Massachusetts Institute of Technology Hacking Medicine (MIT HM) is a student, academic, and community-led organization that pioneered the healthcare hackathon methodology with a focus on system-oriented design thinking to address challenges in healthcare using multidisciplinary teams. In November 2018, MIT HM ran a hackathon in New York City (NY, USA) specifically focused on challenging problems in Lung Cancer. Participants included patients, clinicians, engineers, coders, administrators, lawyers, designers, and public health professionals.

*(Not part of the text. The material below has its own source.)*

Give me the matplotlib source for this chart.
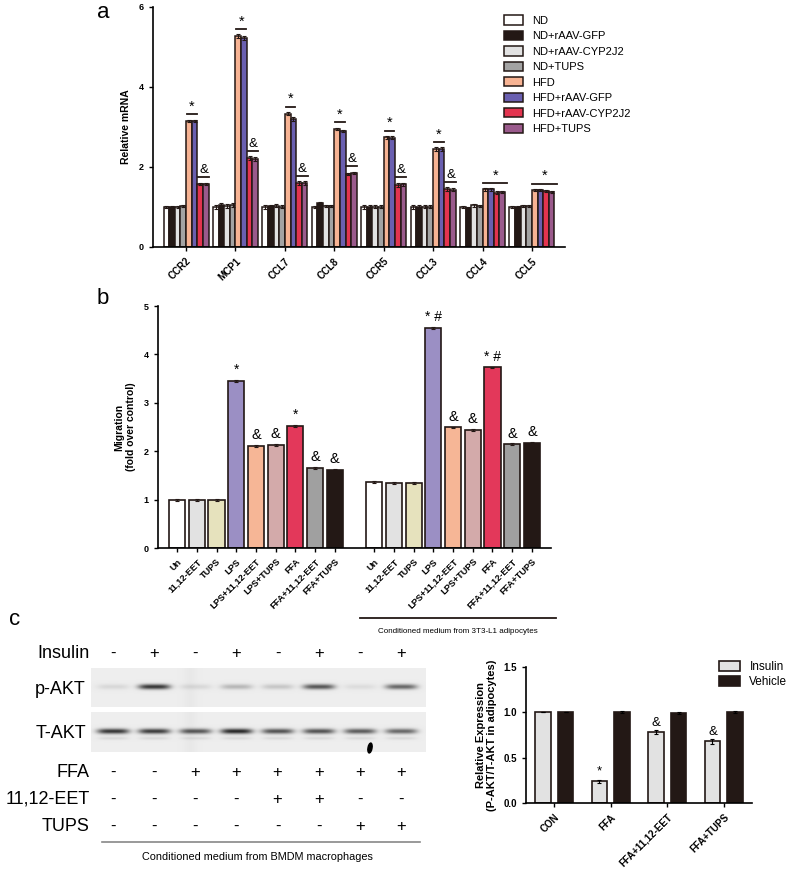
import matplotlib
matplotlib.use("Agg")
import matplotlib.pyplot as plt
from matplotlib.patches import Ellipse
import numpy as np

plt.rcParams['font.family'] = ['Liberation Sans', 'DejaVu Sans']

# ---------------- data ----------------
# panel a
genes = ["CCR2", "MCP1", "CCL7", "CCL8", "CCR5", "CCL3", "CCL4", "CCL5"]
groups_a = ["ND", "ND+rAAV-GFP", "ND+rAAV-CYP2J2", "ND+TUPS",
            "HFD", "HFD+rAAV-GFP", "HFD+rAAV-CYP2J2", "HFD+TUPS"]
nd = [1.00, 1.00, 1.00, 1.00, 1.00, 1.00, 1.00, 1.00]
nd_gfp = [1.00, 1.04, 1.02, 1.10, 1.01, 1.01, 0.98, 1.00]
nd_cyp = [1.00, 1.02, 1.03, 1.03, 1.01, 1.01, 1.04, 1.02]
nd_tups = [1.02, 1.05, 1.01, 1.02, 1.01, 1.01, 1.02, 1.02]
hfd = [3.15, 5.27, 3.33, 2.95, 2.74, 2.45, 1.44, 1.43]
hfd_gfp = [3.15, 5.23, 3.20, 2.90, 2.73, 2.45, 1.44, 1.43]
hfd_cyp = [1.58, 2.22, 1.60, 1.82, 1.55, 1.45, 1.36, 1.40]
hfd_tups = [1.58, 2.20, 1.60, 1.85, 1.57, 1.43, 1.37, 1.38]
err_a = [0.03, 0.05, 0.04, 0.03, 0.04, 0.04, 0.03, 0.03]
pair_marks = [("*", "&"), ("*", "&"), ("*", "&"), ("*", "&"),
              ("*", "&"), ("*", "&"), ("*", None), ("*", None)]
colors_a = ["#ffffff", "#231815", "#e2e2e2", "#a3a3a3",
            "#f7b393", "#6a5fb0", "#e3344f", "#9a5a8c"]

# panel b
treat_b = ["Un", "11,12-EET", "TUPS", "LPS", "LPS+11,12-EET", "LPS+TUPS",
           "FFA", "FFA+11,12-EET", "FFA+TUPS"]
direct_b = [1.00, 1.00, 1.00, 3.45, 2.10, 2.13, 2.53, 1.65, 1.62]
cond_b = [1.37, 1.34, 1.34, 4.55, 2.49, 2.44, 3.73, 2.14, 2.17]
marks_direct = ["", "", "", "*", "&", "&", "*", "&", "&"]
marks_cond = ["", "", "", "* #", "&", "&", "* #", "&", "&"]
colors_b = ["#ffffff", "#e2e2e2", "#e6e2bd", "#9b8fc4", "#f6b696",
            "#d3aaaa", "#e3385a", "#a0a0a0", "#231815"]

# panel c (right)
cats_c = ["CON", "FFA", "FFA+11,12-EET", "FFA+TUPS"]
insulin_c = [1.00, 0.24, 0.78, 0.68]
vehicle_c = [1.00, 1.00, 0.995, 1.00]
ins_err = [0.0, 0.015, 0.02, 0.025]
veh_err = [0.0, 0.01, 0.01, 0.01]
marks_c = ["", "*", "&", "&"]

# panel c (blot)
insulin_row = ["-", "+", "-", "+", "-", "+", "-", "+"]
ffa_row = ["-", "-", "+", "+", "+", "+", "+", "+"]
eet_row = ["-", "-", "-", "-", "+", "+", "-", "-"]
tups_row = ["-", "-", "-", "-", "-", "-", "+", "+"]
pakt_band = [0.10, 0.85, 0.10, 0.25, 0.18, 0.70, 0.08, 0.62]
takt_band = [0.85, 0.82, 0.70, 0.92, 0.72, 0.72, 0.68, 0.62]

W, H = 787, 872
fig = plt.figure(figsize=(W / 100, H / 100), dpi=100)


def fbox(x0, y0, x1, y1):
    # pixel box -> figure fraction
    return [x0 / W, 1 - y1 / H, (x1 - x0) / W, (y1 - y0) / H]


def style_axis(ax, ysize=6.5):
    for s in ["top", "right"]:
        ax.spines[s].set_visible(False)
    for s in ["left", "bottom"]:
        ax.spines[s].set_linewidth(1.2)
    ax.tick_params(width=1.0, length=3)
    ax.tick_params(axis="y", labelsize=ysize)
    for t in ax.get_yticklabels():
        t.set_fontweight("bold")


# overlay in pixel coords for blot and free text
ov = fig.add_axes([0, 0, 1, 1], zorder=-1)
ov.set_xlim(0, W)
ov.set_ylim(H, 0)
ov.axis("off")

# ---------------- panel a ----------------
ax = fig.add_axes(fbox(153, 7, 565, 247))
series_a = [nd, nd_gfp, nd_cyp, nd_tups, hfd, hfd_gfp, hfd_cyp, hfd_tups]
x = np.arange(len(genes))
bw = 0.114
for i, (vals, c, lab) in enumerate(zip(series_a, colors_a, groups_a)):
    ax.bar(x + (i - 3.5) * bw, vals, bw, color=c, edgecolor="#231815",
           linewidth=1.1, label=lab, yerr=err_a, capsize=1.2,
           error_kw=dict(elinewidth=0.8, capthick=0.8, ecolor="#231815"))
for g in range(len(genes)):
    star, amp = pair_marks[g]
    if amp is None:
        top = max(hfd[g], hfd_gfp[g], hfd_cyp[g], hfd_tups[g]) + 0.15
        x0, x1 = x[g] + 0.5 * bw - 0.05, x[g] + 4.0 * bw + 0.05
        ax.plot([x0, x1], [top, top], color="#231815", lw=1.3, clip_on=False)
        ax.text((x0 + x1) / 2, top + 0.02, star, ha="center", va="bottom", fontsize=10.5)
    else:
        top = max(hfd[g], hfd_gfp[g]) + 0.17
        x0, x1 = x[g] + 0.5 * bw - 0.04, x[g] + 1.5 * bw + 0.04
        ax.plot([x0, x1], [top, top], color="#231815", lw=1.3)
        ax.text((x0 + x1) / 2, top + 0.02, star, ha="center", va="bottom", fontsize=10.5)
        top2 = max(hfd_cyp[g], hfd_tups[g]) + 0.18
        x0, x1 = x[g] + 2.5 * bw - 0.04, x[g] + 3.5 * bw + 0.06
        ax.plot([x0, x1], [top2, top2], color="#231815", lw=1.3)
        ax.text((x0 + x1) / 2, top2 + 0.02, amp, ha="center", va="bottom", fontsize=9.5)
ax.set_xlim(-0.67, 7.67)
ax.set_ylim(0, 6)
ax.set_yticks([0, 2, 4, 6])
ax.set_xticks(x)
ax.set_xticklabels(genes, rotation=45, ha="right", rotation_mode="anchor",
                   fontsize=7, fontweight="bold")
ax.set_ylabel("Relative mRNA", fontsize=7.5, fontweight="bold", labelpad=6)
style_axis(ax)
ax.legend(loc="upper left", bbox_to_anchor=(500 / W, 1 - 11 / H),
          bbox_transform=fig.transFigure, frameon=False, fontsize=8,
          handlelength=1.7, handleheight=0.9, labelspacing=0.45,
          handletextpad=0.8, borderaxespad=0)

# ---------------- panel b ----------------
ax = fig.add_axes(fbox(158, 306, 551, 548))
xb1 = np.arange(len(treat_b))
xb2 = xb1 + len(treat_b) + 1
for xs, vals, marks in [(xb1, direct_b, marks_direct), (xb2, cond_b, marks_cond)]:
    ax.bar(xs, vals, 0.82, color=colors_b, edgecolor="#231815", linewidth=1.2,
           yerr=0.02, capsize=1.5,
           error_kw=dict(elinewidth=0.8, capthick=0.8, ecolor="#231815"))
    for xi, v, m in zip(xs, vals, marks):
        if m:
            ax.text(xi, v + 0.08, m, ha="center", va="bottom",
                    fontsize=10.5 if m == "&" else 10)
ax.set_xlim(-0.97, 18.97)
ax.set_ylim(0, 5)
ax.set_yticks(range(6))
ax.set_xticks(np.concatenate([xb1, xb2]))
ax.set_xticklabels(treat_b * 2, rotation=45, ha="right", rotation_mode="anchor",
                   fontsize=6.6, fontweight="bold")
ax.set_ylabel("Migration\n(fold over control)", fontsize=7.5, fontweight="bold",
              labelpad=6, linespacing=1.1)
style_axis(ax)
ov.plot([360, 556], [618, 618], color="#231815", lw=1.3)
ov.text(458, 631, "Conditioned medium from 3T3-L1 adipocytes", ha="center",
        va="center", fontsize=5.8)

# ---------------- panel c right ----------------
ax = fig.add_axes(fbox(526, 667, 752, 803))
xc = np.arange(len(cats_c))
cw = 0.28
ax.bar(xc - 0.2, insulin_c, cw, color="#e2e2e2", edgecolor="#231815",
       linewidth=1.2, label="Insulin", yerr=ins_err, capsize=1.5,
       error_kw=dict(elinewidth=0.8, capthick=0.8))
ax.bar(xc + 0.2, vehicle_c, cw, color="#231815", edgecolor="#231815",
       linewidth=1.2, label="Vehicle", yerr=veh_err, capsize=1.5,
       error_kw=dict(elinewidth=0.8, capthick=0.8))
for xi, v, m in zip(xc, insulin_c, marks_c):
    if m:
        ax.text(xi - 0.2, v + 0.04, m, ha="center", va="bottom", fontsize=9.5)
ax.set_xlim(-0.5, 3.5)
ax.set_ylim(0, 1.5)
ax.set_yticks([0, 0.5, 1.0, 1.5])
ax.set_yticklabels(["0.0", "0.5", "1.0", "1.5"])
ax.set_xticks(xc)
ax.set_xticklabels(cats_c, rotation=45, ha="right", rotation_mode="anchor",
                   fontsize=7, fontweight="bold")
ax.set_ylabel("Relative Expression\n(P-AKT/T-AKT in adipocytes)", fontsize=8,
              fontweight="bold", labelpad=5, linespacing=1.1)
style_axis(ax, ysize=7)
ax.legend(loc="upper left", bbox_to_anchor=(714 / W, 1 - 656 / H),
          bbox_transform=fig.transFigure, frameon=False, fontsize=8.5,
          handlelength=1.8, handleheight=0.9, labelspacing=0.25,
          handletextpad=0.8, borderaxespad=0)

# ---------------- panel c blot ----------------
lanes = np.linspace(113, 401, 8)
bx0, bx1 = 91, 426


def strip(y0, y1, amps, second=None):
    yy, xx = np.mgrid[y0:y1:0.5, bx0:bx1:0.5]
    img = np.full(xx.shape, 0.93)
    img -= 0.02 * np.exp(-((xx - 190) / 6) ** 2)
    yc = (y0 + y1) / 2 - 1
    for lx, a in zip(lanes, amps):
        prof = np.exp(-np.abs((xx - lx) / 16) ** 4) * np.exp(-((yy - yc) / 2.6) ** 2)
        img -= a * 0.85 * prof
        if second is not None:
            img -= second * np.exp(-np.abs((xx - lx) / 15) ** 4) * \
                np.exp(-((yy - yc - 7) / 1.5) ** 2)
    ov.imshow(np.clip(img, 0, 1), cmap="gray", vmin=0, vmax=1,
              extent=(bx0, bx1, y1, y0), aspect="auto", interpolation="bilinear")


strip(668, 707, pakt_band)
strip(712, 752, takt_band, second=0.08)
ov.add_patch(Ellipse((370, 748), 4, 10, angle=10, color="black"))
ov.set_xlim(0, W)
ov.set_ylim(H, 0)

row_labels = [("Insulin", 653, insulin_row), ("FFA", 772, ffa_row),
              ("11,12-EET", 799, eet_row), ("TUPS", 826, tups_row)]
for lab, yy, signs in row_labels:
    ov.text(90, yy, lab, ha="right", va="center", fontsize=13)
    for lx, s in zip(lanes, signs):
        ov.text(lx, yy, s, ha="center", va="center", fontsize=12)
ov.text(86, 689, "p-AKT", ha="right", va="center", fontsize=13)
ov.text(86, 733, "T-AKT", ha="right", va="center", fontsize=13)
ov.plot([102, 420], [842, 842], color="#888888", lw=1.2)
ov.text(257, 857, "Conditioned medium from BMDM macrophages", ha="center",
        va="center", fontsize=7.8)

# panel letters
ov.text(103, 12, "a", fontsize=16, ha="center", va="center")
ov.text(103, 298, "b", fontsize=16, ha="center", va="center")
ov.text(15, 619, "c", fontsize=16, ha="center", va="center")

fig.savefig("out.png", dpi=100)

MIT HM hackathons consist of four stages: (1) problem definition, (2) team formation, (3) solution generation and iteration, and (4) presentation. Participants are invited to pitch problems related to lung cancer that they are aware of or have experienced. This can encompass prevention, screening, diagnosis, or treatment. Participants then interact and mingle to form teams organically based on common interests. Diverse, interdisciplinary teams are strongly encouraged. Teams then work to characterize and distill the problem at hand using root cause analyses and stakeholder interviews. Solutions that the teams develop can range from software or hardware technologies to policy or grant proposals. A diverse group of mentors at the event allows teams to iterate their solutions by providing continuous feedback. Teams then present their ideas and solutions to a panel of judges on the final day of the event.

Post-hackathon, a standardized follow-up is conducted by asking participants to complete a codified survey that has been iteratively developed over eight years. This is used to track the progress of teams formed at the event. We assessed the outcome of the hackathon four months after the event by contacting and reviewing progress with event organizers and participants using key informant interviews and surveys. Hackathon participants were informed that data provided through surveys and interviews may be used for research purposes. No informed consent was required as per MIT Committee on the Use of Humans as Experimental Subjects (COUHES), as we report de-identified data. If teams do not complete this survey we assume they are no longer working on their solution. The findings are collated in a large database. Participants retain all intellectual property rights in MIT HM hackathons, to incentivize individuals to participate and contribute.

Reporting summary

Further information on research design is available in the Nature Research Reporting Summary linked to this article.